EXERCISE DESCRIPTION: Give the data again exactly as written, skipping any pictures.

DATA SECTION:
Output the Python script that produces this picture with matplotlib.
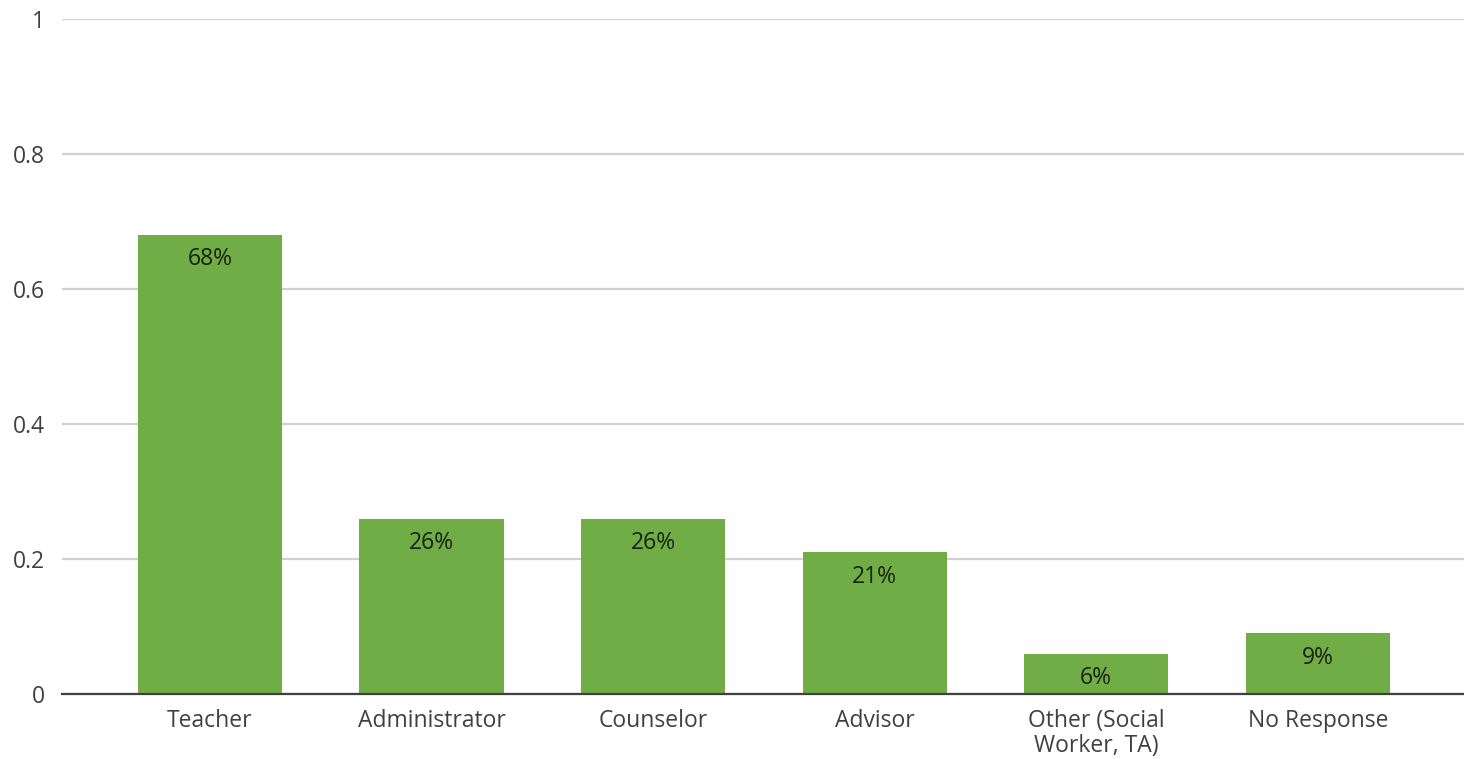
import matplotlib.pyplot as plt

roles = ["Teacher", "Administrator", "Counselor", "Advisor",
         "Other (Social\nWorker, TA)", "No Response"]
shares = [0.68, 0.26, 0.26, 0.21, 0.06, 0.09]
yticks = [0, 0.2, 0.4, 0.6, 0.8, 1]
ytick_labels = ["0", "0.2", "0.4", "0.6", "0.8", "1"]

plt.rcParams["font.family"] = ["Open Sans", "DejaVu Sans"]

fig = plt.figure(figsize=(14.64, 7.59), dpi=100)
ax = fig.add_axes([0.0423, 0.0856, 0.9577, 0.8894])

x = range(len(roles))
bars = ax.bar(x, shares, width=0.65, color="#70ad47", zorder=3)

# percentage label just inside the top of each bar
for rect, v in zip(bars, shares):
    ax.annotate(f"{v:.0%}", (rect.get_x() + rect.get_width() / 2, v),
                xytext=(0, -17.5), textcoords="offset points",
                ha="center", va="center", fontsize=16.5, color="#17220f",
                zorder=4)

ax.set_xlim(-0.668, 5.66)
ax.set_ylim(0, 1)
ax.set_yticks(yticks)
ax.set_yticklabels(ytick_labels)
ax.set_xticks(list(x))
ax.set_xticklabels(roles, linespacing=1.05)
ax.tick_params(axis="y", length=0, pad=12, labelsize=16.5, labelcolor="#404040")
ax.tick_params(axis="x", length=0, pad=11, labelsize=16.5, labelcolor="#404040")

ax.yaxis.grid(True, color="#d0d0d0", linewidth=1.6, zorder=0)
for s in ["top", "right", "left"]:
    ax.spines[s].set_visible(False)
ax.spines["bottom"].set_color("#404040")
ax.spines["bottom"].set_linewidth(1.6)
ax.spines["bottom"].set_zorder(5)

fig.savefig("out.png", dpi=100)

OUTPUT FOR THIS TASK:
Output the Python script that produces this picture with matplotlib.
import matplotlib.pyplot as plt

roles = ["Teacher", "Administrator", "Counselor", "Advisor",
         "Other (Social\nWorker, TA)", "No Response"]
shares = [0.68, 0.26, 0.26, 0.21, 0.06, 0.09]
yticks = [0, 0.2, 0.4, 0.6, 0.8, 1]
ytick_labels = ["0", "0.2", "0.4", "0.6", "0.8", "1"]

plt.rcParams["font.family"] = ["Open Sans", "DejaVu Sans"]

fig = plt.figure(figsize=(14.64, 7.59), dpi=100)
ax = fig.add_axes([0.0423, 0.0856, 0.9577, 0.8894])

x = range(len(roles))
bars = ax.bar(x, shares, width=0.65, color="#70ad47", zorder=3)

# percentage label just inside the top of each bar
for rect, v in zip(bars, shares):
    ax.annotate(f"{v:.0%}", (rect.get_x() + rect.get_width() / 2, v),
                xytext=(0, -17.5), textcoords="offset points",
                ha="center", va="center", fontsize=16.5, color="#17220f",
                zorder=4)

ax.set_xlim(-0.668, 5.66)
ax.set_ylim(0, 1)
ax.set_yticks(yticks)
ax.set_yticklabels(ytick_labels)
ax.set_xticks(list(x))
ax.set_xticklabels(roles, linespacing=1.05)
ax.tick_params(axis="y", length=0, pad=12, labelsize=16.5, labelcolor="#404040")
ax.tick_params(axis="x", length=0, pad=11, labelsize=16.5, labelcolor="#404040")

ax.yaxis.grid(True, color="#d0d0d0", linewidth=1.6, zorder=0)
for s in ["top", "right", "left"]:
    ax.spines[s].set_visible(False)
ax.spines["bottom"].set_color("#404040")
ax.spines["bottom"].set_linewidth(1.6)
ax.spines["bottom"].set_zorder(5)

fig.savefig("out.png", dpi=100)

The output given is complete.